“I think Thomas Jefferson would have said, ‘The more speech, the better.’ That’s what the First Amendment is all about, so long as the people know where the speech is coming from.” —Justice Antonin Scalia
The current “IRS scandal” raises a lot of legitimate questions that deserve answers. If, as appears to be the case, IRS agents in Cincinnati and elsewhere subjected conservative groups to exceptional scrutiny, then they are guilty of an illegal and probably unconstitutional act of selective enforcement. Congress is correct to question these actions.
This said, I do not believe Congress, the press, or the American people are asking the right questions. The Congressional investigators, who are still stuck in a Watergate narrative, are asking “what did the President know and when did he know it?” Others are asking, “Who gave the order to target conservative groups?” or perhaps, “How many other conservative groups have been similarly affected?”
I would like to suggest three very different questions that we should be asking, each of them stemming directly from the current IRS scandal, and each of them far more important to the health of our Republic than the “who-knew-what-about-what-when” games that we are currently playing. Here they are:
- Why was the same careful scrutiny not given to liberal groups, moderate groups, and any other political group that applied for tax-exempt status under the “social welfare” clause?
- Why are groups that are have been created to support or oppose a political candidate or philosophy eligible for tax-exempt status?
- Why are groups that are essentially political fundraising machines allowed to conceal the names of their donors by claiming 501(c)4 status?
There seems to be an unstated assumption among some politicians and commentators that tax-exempt status for political groups should be a slam-dunk and that any organization with a perspective ought to be able to raise unlimited amounts of tax-free money without disclosing the names of their donors. This is not quite true. The 501(c)4 status was created for “civic leagues, social welfare organizations, and local associations of employees.” Technically, such status requires that a group engage in civic activities without supporting (or opposing) a specific candidate.
Social-welfare organizations, of course, have become one of the great fictions of the modern age. After the Supreme Court’s Citizens United decision, the 501(c)4 status became the foundation of the “SuperPACs”—the thinly disguised campaign fund raising organizations that have made campaign-spending limitations in America completely useless. Under the guise of “issues education,” backers of specific candidates can now raise as much money as they want, tax free, without disclosing the names of any of their donors.
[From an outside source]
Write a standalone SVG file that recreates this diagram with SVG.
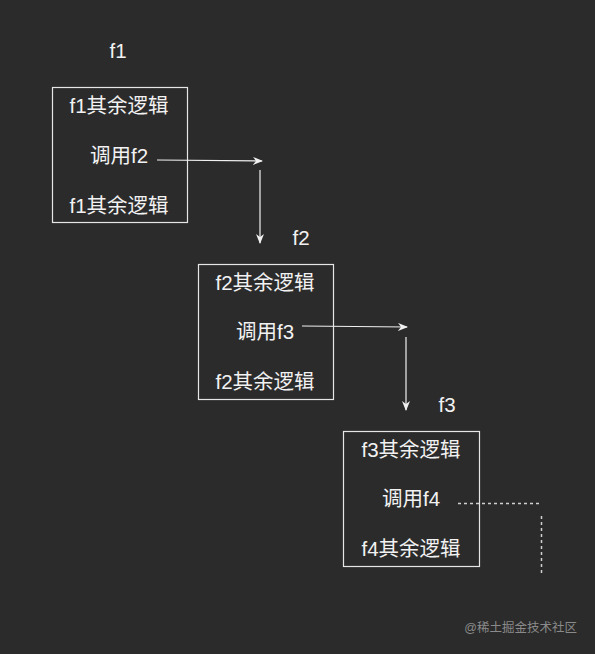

And donor anonymity is what the current debate is really about. Citizens United says that political contributions cannot be limited, but it does not require that they be permitted anonymously. This is why 501(c)4 status is so important. Groups denied this status can still claim tax-exempt status as overt political organizations under Section 527–which would merely require that they disclose the names of their contributors.
So, rather than criticizing the IRS for harassing Tea Party groups by asking lots of pesky questions about what they would do with their tax-exempt status, perhaps we should make sure that they start harassing everybody else too. This, of course, would mean denying 501(c)4 status to the issue-oriented organizations across the political spectrum that have become no more than money-laundering operations for candidates and political parties. It would also mean that political groups and parties would have to start obeying the few campaign-finance rules that actually still exist.
Enforcing the existing rules would not touch the substance of Citizens United, however. Corporations would still be people, and money would still be speech. It’s just that we would finally be able to identify the corporate people doing the speaking.